◆ Given data ◆
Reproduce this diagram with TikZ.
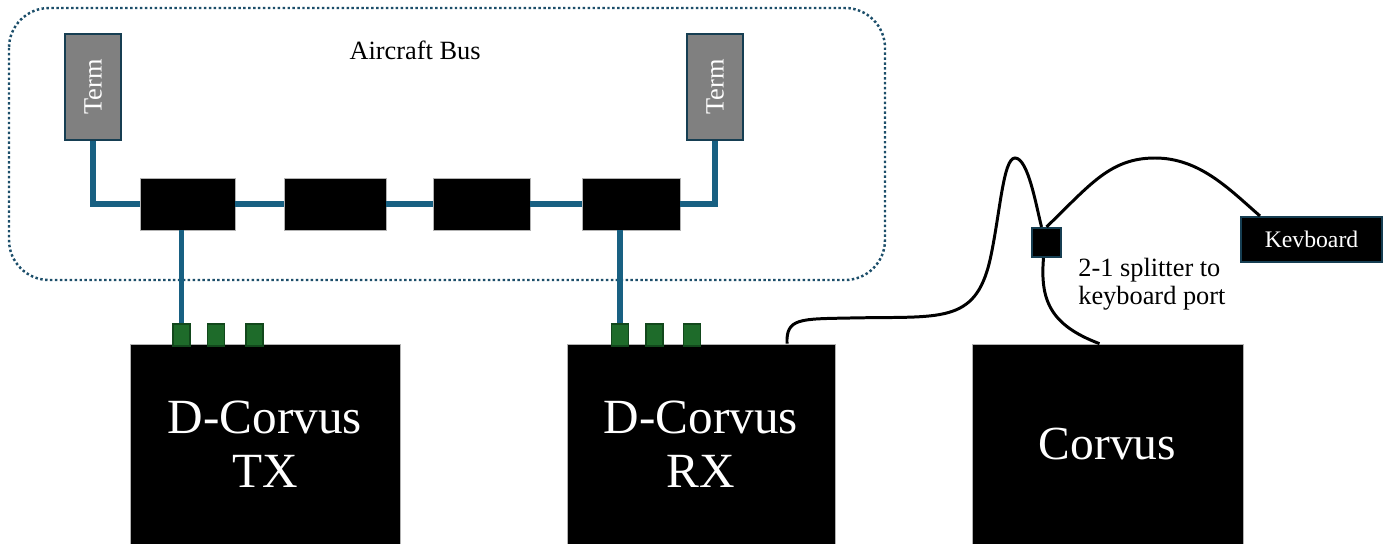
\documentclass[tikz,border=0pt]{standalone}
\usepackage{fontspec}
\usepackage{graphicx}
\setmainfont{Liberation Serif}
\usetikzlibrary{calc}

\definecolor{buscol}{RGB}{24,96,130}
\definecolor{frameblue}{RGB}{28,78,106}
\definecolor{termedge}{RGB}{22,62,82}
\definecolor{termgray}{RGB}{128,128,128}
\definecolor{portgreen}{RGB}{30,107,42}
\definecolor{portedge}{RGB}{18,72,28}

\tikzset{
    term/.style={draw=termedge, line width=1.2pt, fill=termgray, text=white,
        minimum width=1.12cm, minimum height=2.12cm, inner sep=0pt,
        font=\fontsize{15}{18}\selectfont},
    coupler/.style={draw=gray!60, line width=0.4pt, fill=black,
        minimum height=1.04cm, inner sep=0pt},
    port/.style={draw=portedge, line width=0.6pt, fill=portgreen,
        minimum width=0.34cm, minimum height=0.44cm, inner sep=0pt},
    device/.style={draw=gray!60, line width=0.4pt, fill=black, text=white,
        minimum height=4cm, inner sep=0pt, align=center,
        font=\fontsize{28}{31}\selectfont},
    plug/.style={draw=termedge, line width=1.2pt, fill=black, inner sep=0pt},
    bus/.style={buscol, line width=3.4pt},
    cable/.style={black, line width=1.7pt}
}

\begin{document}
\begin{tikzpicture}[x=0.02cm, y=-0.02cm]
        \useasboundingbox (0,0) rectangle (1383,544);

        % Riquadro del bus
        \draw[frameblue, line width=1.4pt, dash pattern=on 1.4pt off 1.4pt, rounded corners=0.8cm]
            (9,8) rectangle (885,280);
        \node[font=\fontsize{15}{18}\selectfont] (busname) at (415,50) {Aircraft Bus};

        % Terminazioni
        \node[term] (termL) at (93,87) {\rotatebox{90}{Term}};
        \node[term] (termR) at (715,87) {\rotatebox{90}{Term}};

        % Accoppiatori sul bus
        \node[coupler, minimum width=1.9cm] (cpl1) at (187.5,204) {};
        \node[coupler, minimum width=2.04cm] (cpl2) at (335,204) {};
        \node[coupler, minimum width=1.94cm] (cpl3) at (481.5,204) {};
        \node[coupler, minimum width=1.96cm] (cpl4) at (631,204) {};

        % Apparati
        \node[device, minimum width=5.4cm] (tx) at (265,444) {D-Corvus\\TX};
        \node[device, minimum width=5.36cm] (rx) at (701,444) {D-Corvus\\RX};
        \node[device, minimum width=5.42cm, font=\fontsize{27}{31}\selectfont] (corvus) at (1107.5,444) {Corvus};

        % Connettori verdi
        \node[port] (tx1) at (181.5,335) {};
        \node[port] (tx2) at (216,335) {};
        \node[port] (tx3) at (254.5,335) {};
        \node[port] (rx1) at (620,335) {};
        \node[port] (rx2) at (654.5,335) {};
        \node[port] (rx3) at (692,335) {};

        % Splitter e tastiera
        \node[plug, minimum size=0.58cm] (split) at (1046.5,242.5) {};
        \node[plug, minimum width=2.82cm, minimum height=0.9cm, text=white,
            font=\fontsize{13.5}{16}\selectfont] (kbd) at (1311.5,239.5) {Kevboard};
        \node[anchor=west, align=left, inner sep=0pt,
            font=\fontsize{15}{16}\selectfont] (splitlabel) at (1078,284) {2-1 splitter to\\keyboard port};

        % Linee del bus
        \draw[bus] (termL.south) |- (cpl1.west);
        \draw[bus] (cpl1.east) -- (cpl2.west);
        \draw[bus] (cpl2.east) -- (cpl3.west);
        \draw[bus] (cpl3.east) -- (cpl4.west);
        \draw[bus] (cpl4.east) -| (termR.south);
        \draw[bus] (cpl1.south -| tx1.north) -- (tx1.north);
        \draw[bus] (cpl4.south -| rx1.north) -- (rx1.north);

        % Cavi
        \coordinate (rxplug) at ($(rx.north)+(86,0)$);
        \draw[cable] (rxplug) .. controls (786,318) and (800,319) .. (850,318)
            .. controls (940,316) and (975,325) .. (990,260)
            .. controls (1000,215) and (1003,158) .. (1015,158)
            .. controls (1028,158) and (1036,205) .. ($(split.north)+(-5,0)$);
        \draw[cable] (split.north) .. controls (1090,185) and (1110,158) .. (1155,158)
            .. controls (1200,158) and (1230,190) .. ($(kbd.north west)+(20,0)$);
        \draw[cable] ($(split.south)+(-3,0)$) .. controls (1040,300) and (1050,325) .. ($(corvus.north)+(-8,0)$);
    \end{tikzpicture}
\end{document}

◆ What is being asked ◆
Omit the pictures, then repeat exactly each line from the beginning of the listing through the line with "minimum width=1.96cm] (cpl4)".

◆ The result ◆
Reproduce this diagram with TikZ.
\documentclass[tikz,border=0pt]{standalone}
\usepackage{fontspec}
\usepackage{graphicx}
\setmainfont{Liberation Serif}
\usetikzlibrary{calc}

\definecolor{buscol}{RGB}{24,96,130}
\definecolor{frameblue}{RGB}{28,78,106}
\definecolor{termedge}{RGB}{22,62,82}
\definecolor{termgray}{RGB}{128,128,128}
\definecolor{portgreen}{RGB}{30,107,42}
\definecolor{portedge}{RGB}{18,72,28}

\tikzset{
    term/.style={draw=termedge, line width=1.2pt, fill=termgray, text=white,
        minimum width=1.12cm, minimum height=2.12cm, inner sep=0pt,
        font=\fontsize{15}{18}\selectfont},
    coupler/.style={draw=gray!60, line width=0.4pt, fill=black,
        minimum height=1.04cm, inner sep=0pt},
    port/.style={draw=portedge, line width=0.6pt, fill=portgreen,
        minimum width=0.34cm, minimum height=0.44cm, inner sep=0pt},
    device/.style={draw=gray!60, line width=0.4pt, fill=black, text=white,
        minimum height=4cm, inner sep=0pt, align=center,
        font=\fontsize{28}{31}\selectfont},
    plug/.style={draw=termedge, line width=1.2pt, fill=black, inner sep=0pt},
    bus/.style={buscol, line width=3.4pt},
    cable/.style={black, line width=1.7pt}
}

\begin{document}
\begin{tikzpicture}[x=0.02cm, y=-0.02cm]
        \useasboundingbox (0,0) rectangle (1383,544);

        % Riquadro del bus
        \draw[frameblue, line width=1.4pt, dash pattern=on 1.4pt off 1.4pt, rounded corners=0.8cm]
            (9,8) rectangle (885,280);
        \node[font=\fontsize{15}{18}\selectfont] (busname) at (415,50) {Aircraft Bus};

        % Terminazioni
        \node[term] (termL) at (93,87) {\rotatebox{90}{Term}};
        \node[term] (termR) at (715,87) {\rotatebox{90}{Term}};

        % Accoppiatori sul bus
        \node[coupler, minimum width=1.9cm] (cpl1) at (187.5,204) {};
        \node[coupler, minimum width=2.04cm] (cpl2) at (335,204) {};
        \node[coupler, minimum width=1.94cm] (cpl3) at (481.5,204) {};
        \node[coupler, minimum width=1.96cm] (cpl4) at (631,204) {};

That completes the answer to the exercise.